A prominent Okinawan activist told the U.N. Human Rights Council on Thursday that the Japanese government has committed “clear human rights violations” against those opposed to the relocation plan for U.S. Marine Corps Air Base Futenma.

“Civilians are protesting the militarization every day. The government of Japan dispatched large police forces in Okinawa to oppress and violently remove those civilians,” Hiroji Yamashiro, head of the Okinawa Peace Action Center, said in a speech to the council in Geneva.

Yamashiro, who was detained for five months starting last October for what he and his supporters call minor offenses during base protest activities on Okinawa, said he was forced “to confess and give up the protest activity.”

“These are clear human rights violations by the authorities,” he said.

Yamashiro, currently on trial, led a group of protesters who are opposed to the long-delayed Futenma relocation plan, which will shift the base from Ginowan to less populated Henoko, a coastal area of Nago further north.

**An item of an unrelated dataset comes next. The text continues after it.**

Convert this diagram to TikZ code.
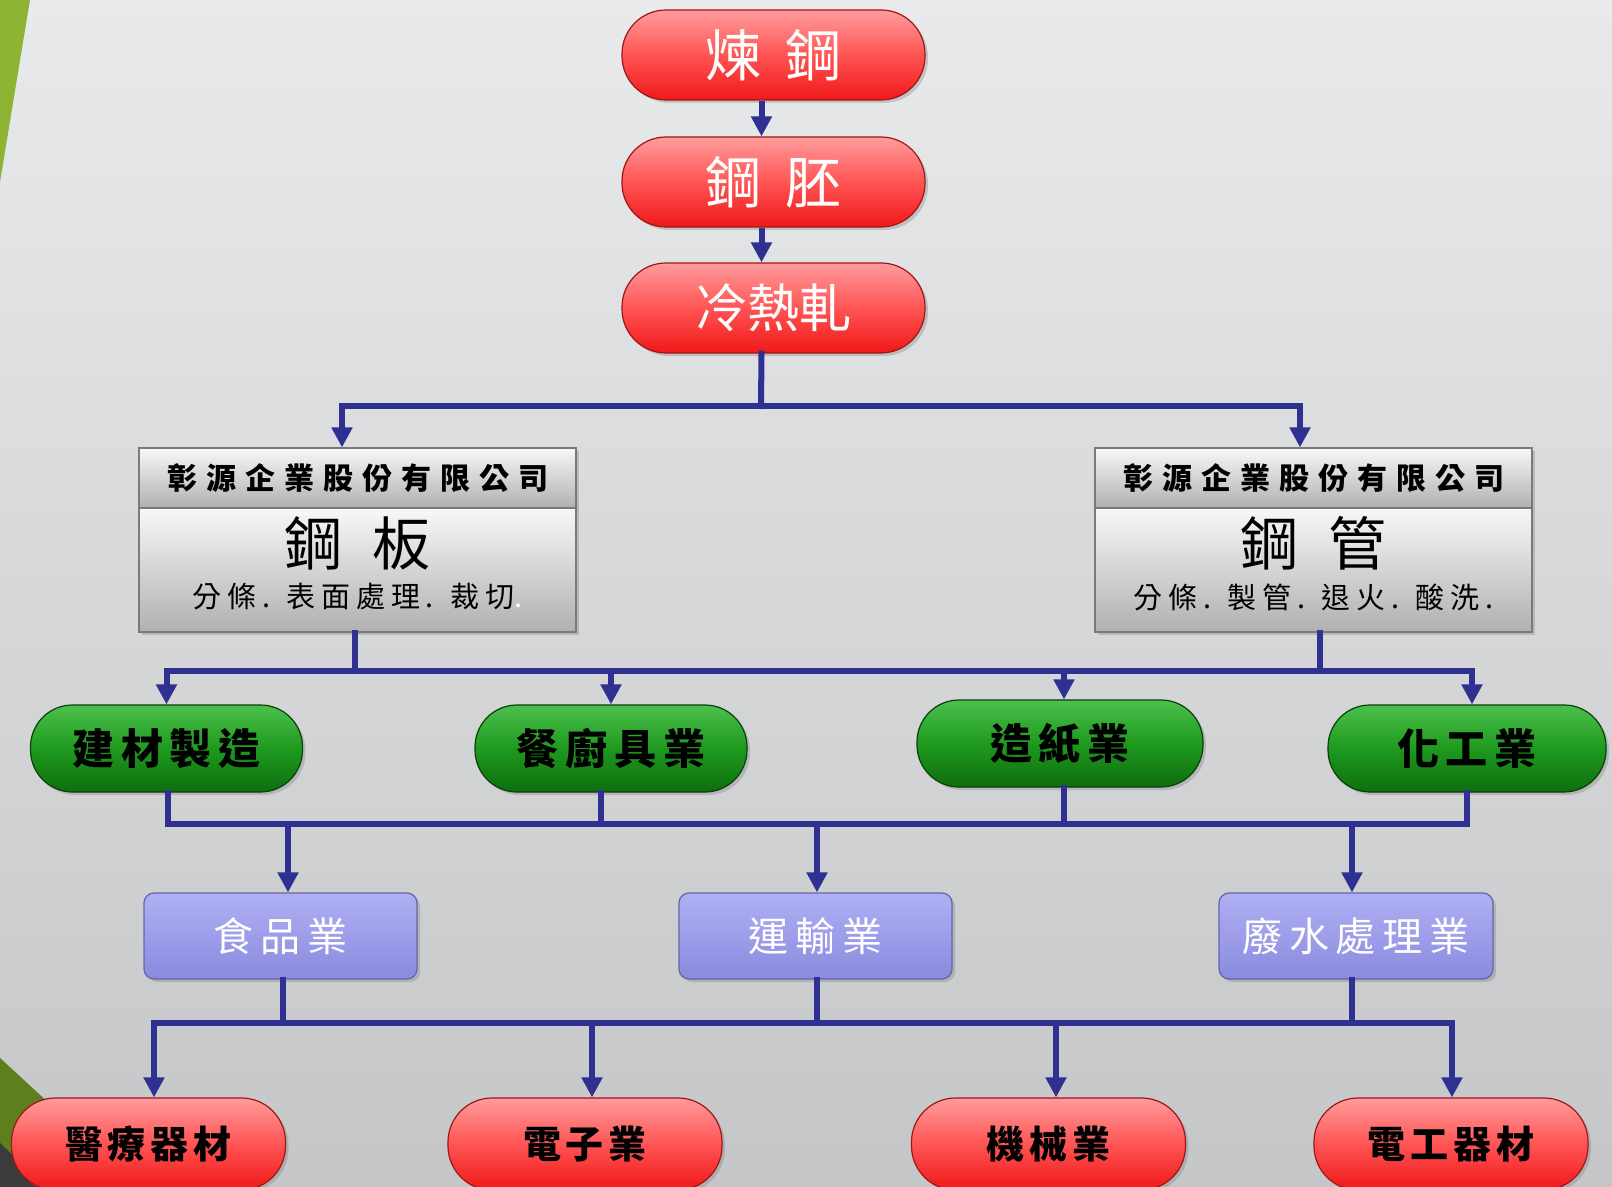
\documentclass[tikz,border=0pt]{standalone}
\usepackage{fontspec}
\newfontfamily\cjk{Noto Sans CJK TC}
\usetikzlibrary{arrows.meta,shadows,calc}
\definecolor{bgtop}{HTML}{E9EAEB}
\definecolor{bgbot}{HTML}{C4C6C7}
\definecolor{linec}{HTML}{2E3192}
\definecolor{redT}{HTML}{FF9C9C}
\definecolor{redM}{HTML}{FF5454}
\definecolor{redB}{HTML}{F01818}
\definecolor{redD}{HTML}{A01515}
\definecolor{grnT}{HTML}{4CC04C}
\definecolor{grnM}{HTML}{1E9A1E}
\definecolor{grnB}{HTML}{0E6E0E}
\definecolor{grnD}{HTML}{0A3F0A}
\definecolor{purT}{HTML}{B0B0F4}
\definecolor{purB}{HTML}{8A8ADF}
\definecolor{purD}{HTML}{6565A8}
\definecolor{gryT}{HTML}{F8F8F8}
\definecolor{gryB}{HTML}{B0B0B0}
\definecolor{gryD}{HTML}{7A7A7A}
\definecolor{leafg}{HTML}{8DB533}
\definecolor{oliveg}{HTML}{5F7F1E}
\definecolor{darkc}{HTML}{3A3B3C}
\tikzset{
  shad/.style={drop shadow={opacity=0.35,shadow xshift=1.5pt,shadow yshift=-1.5pt}},
  pillred/.style={shad,draw=redD,line width=0.6pt,rounded corners=22pt,top color=redT,bottom color=redB,middle color=redM,
     minimum width=151.5pt,minimum height=45pt,inner sep=0pt},
  topred/.style={pillred,text=white,font=\cjk\fontsize{28}{28}\selectfont},
  botred/.style={pillred,minimum width=137pt,minimum height=46pt,text=black,
     font=\cjk\bfseries\fontsize{19}{19}\selectfont\addfontfeature{LetterSpace=13}},
  pillgrn/.style={shad,draw=grnD,line width=0.6pt,rounded corners=21pt,top color=grnT,bottom color=grnB,middle color=grnM,
     minimum width=136pt,minimum height=43.5pt,inner sep=0pt,text=black,
     font=\cjk\bfseries\fontsize{21}{21}\selectfont\addfontfeature{LetterSpace=16}},
  purbox/.style={shad,draw=purD,line width=0.6pt,rounded corners=5pt,top color=purT,bottom color=purB,
     minimum width=136.5pt,minimum height=43pt,inner sep=0pt,text=white,
     font=\cjk\fontsize{20}{20}\selectfont\addfontfeature{LetterSpace=17}},
  grybox/.style={shad,draw=gryD,line width=0.6pt,top color=gryT,bottom color=gryB,
     minimum width=218.5pt,inner sep=0pt},
  comp/.style={grybox,minimum height=30pt,text=black,font=\cjk\bfseries\fontsize{15}{15}\selectfont\addfontfeature{LetterSpace=30}},
  bigt/.style={inner sep=0pt,text=black,font=\cjk\fontsize{29}{29}\selectfont},
  subt/.style={inner sep=0pt,text=black,font=\cjk\fontsize{14.5}{14.5}\selectfont\addfontfeature{LetterSpace=20}},
  ln/.style={draw=linec,line width=3pt,line cap=rect},
  arr/.style={draw=linec,line width=3pt,-{Triangle[width=10pt,length=10pt]}}
}
\begin{document}
\begin{tikzpicture}[x=0.5pt,y=-0.5pt]
\useasboundingbox (0,0) rectangle (1612,1187);
\clip (0,0) rectangle (1612,1187);
\shade[top color=bgtop,bottom color=bgbot] (0,0) rectangle (1612,1187);
\fill[leafg] (0,0) -- (30,0) -- (0,182) -- cycle;
\fill[oliveg] (0,1058) -- (140,1187) -- (0,1187) -- cycle;
\fill[darkc] (0,1143) -- (46,1187) -- (0,1187) -- cycle;

% top chain
\node[topred] (r1) at (773.5,55) {煉\hspace{12pt}鋼};
\node[topred] (r2) at (773.5,182) {鋼\hspace{12pt}胚};
\node[topred,font=\cjk\fontsize{26}{26}\selectfont] (r3) at (773.5,308) {冷熱軋};
\draw[arr] ([xshift=-6pt]r1.south) -- ([xshift=-6pt]r2.north);
\draw[arr] ([xshift=-6pt]r2.south) -- ([xshift=-6pt]r3.north);

% gray boxes
\node[comp] (gl1) at (357.5,478) {彰源企業股份有限公司};
\node[grybox,minimum height=62pt] (gl2) at (357.5,570) {};
\node[bigt] (gl2a) at (357.5,543) {鋼\hspace{15pt}板};
\node[subt] (gl2b) at (357.5,597) {分條. 表面處理. 裁切{\color{white}.}};
\node[comp] (gr1) at (1313.5,478) {彰源企業股份有限公司};
\node[grybox,minimum height=62pt] (gr2) at (1313.5,570) {};
\node[bigt] (gr2a) at (1313.5,543) {鋼\hspace{15pt}管};
\node[subt] (gr2b) at (1313.5,597) {分條. 製管. 退火. 酸洗.};

\coordinate (h1) at (761,406);
\draw[ln] ([xshift=-6pt]r3.south) -- (h1);
\draw[arr] (h1) -| ([xshift=-7.75pt]gl1.north);
\draw[arr] (h1) -| ([xshift=-6.75pt]gr1.north);

% green row
\node[pillgrn] (g1) at (166.5,748.5) {建材製造};
\node[pillgrn] (g2) at (611,748.5) {餐廚具業};
\node[pillgrn,minimum width=143pt] (g3) at (1060,743.5) {造紙業};
\node[pillgrn,minimum width=139pt] (g4) at (1467,748.5) {化工業};

\coordinate (h2) at (0,671);
\draw[ln] ([xshift=-1.25pt]gl2.south) -- ([xshift=-1.25pt]gl2.south |- h2);
\draw[ln] ([xshift=3.25pt]gr2.south) -- ([xshift=3.25pt]gr2.south |- h2);
\draw[ln] (g1.north |- h2) -- ([xshift=2.5pt]g4.north |- h2);
\draw[arr] (g1.north |- h2) -- (g1.north);
\draw[arr] (g2.north |- h2) -- (g2.north);
\draw[arr] ([xshift=2pt]g3.north |- h2) -- ([xshift=2pt]g3.north);
\draw[arr] ([xshift=2.5pt]g4.north |- h2) -- ([xshift=2.5pt]g4.north);

% purple row
\node[purbox] (p1) at (280.5,936) {食品業};
\node[purbox] (p2) at (815.5,936) {運輸業};
\node[purbox,minimum width=137pt] (p3) at (1356,936) {廢水處理業};

\coordinate (h3) at (0,824);
\draw[ln] ([xshift=0.75pt]g1.south) -- ([xshift=0.75pt]g1.south |- h3);
\draw[ln] ([xshift=-5pt]g2.south) -- ([xshift=-5pt]g2.south |- h3);
\draw[ln] ([xshift=2pt]g3.south) -- ([xshift=2pt]g3.south |- h3);
\draw[ln] (g4.south) -- (g4.south |- h3);
\draw[ln] ([xshift=0.75pt]g1.south |- h3) -- (g4.south |- h3);
\draw[arr] ([xshift=3.75pt]p1.north |- h3) -- ([xshift=3.75pt]p1.north);
\draw[arr] ([xshift=0.75pt]p2.north |- h3) -- ([xshift=0.75pt]p2.north);
\draw[arr] ([xshift=-2pt]p3.north |- h3) -- ([xshift=-2pt]p3.north);

% bottom row
\node[botred] (b1) at (148.5,1144) {醫療器材};
\node[botred] (b2) at (585,1144) {電子業};
\node[botred] (b3) at (1048.5,1144) {機械業};
\node[botred] (b4) at (1451,1144) {電工器材};

\coordinate (h4) at (0,1023);
\draw[ln] ([xshift=1.25pt]p1.south) -- ([xshift=1.25pt]p1.south |- h4);
\draw[ln] ([xshift=0.75pt]p2.south) -- ([xshift=0.75pt]p2.south |- h4);
\draw[ln] ([xshift=-2pt]p3.south) -- ([xshift=-2pt]p3.south |- h4);
\draw[ln] ([xshift=2.75pt]b1.north |- h4) -- ([xshift=0.5pt]b4.north |- h4);
\draw[arr] ([xshift=2.75pt]b1.north |- h4) -- ([xshift=2.75pt]b1.north);
\draw[arr] ([xshift=3.5pt]b2.north |- h4) -- ([xshift=3.5pt]b2.north);
\draw[arr] ([xshift=3.75pt]b3.north |- h4) -- ([xshift=3.75pt]b3.north);
\draw[arr] ([xshift=0.5pt]b4.north |- h4) -- ([xshift=0.5pt]b4.north);
\end{tikzpicture}
\end{document}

He was arrested in October for allegedly cutting barbed wire at a U.S. military training area in Higashi and was released on bail in March. During his detention, Yamashiro was not allowed to see anyone except lawyers, not even his family, he said.

“However, I and the Okinawan people will never bow to oppression,” he said. “I demand the government of Japan stop human rights violations, and respect the Okinawan people’s will against the construction of new U.S. and Japanese military bases.”

The first arrest was followed by two retroactive arrests that kept him in jail for five months.

Yamashiro and others are suspected of piling some 1,480 blocks in front of the gate to Camp Schwab in January 2016 to prevent the delivery of equipment and materials needed for the relocation work.

He is also suspected of injuring a local defense bureau official by grabbing his shoulder and shaking him last August near the U.S. military training area in Higashi.

The high-profile case prompted human rights groups including Amnesty International Japan to call for Yamashiro’s immediate release.

The bulk of U.S. military facilities in Japan are situated in Okinawa.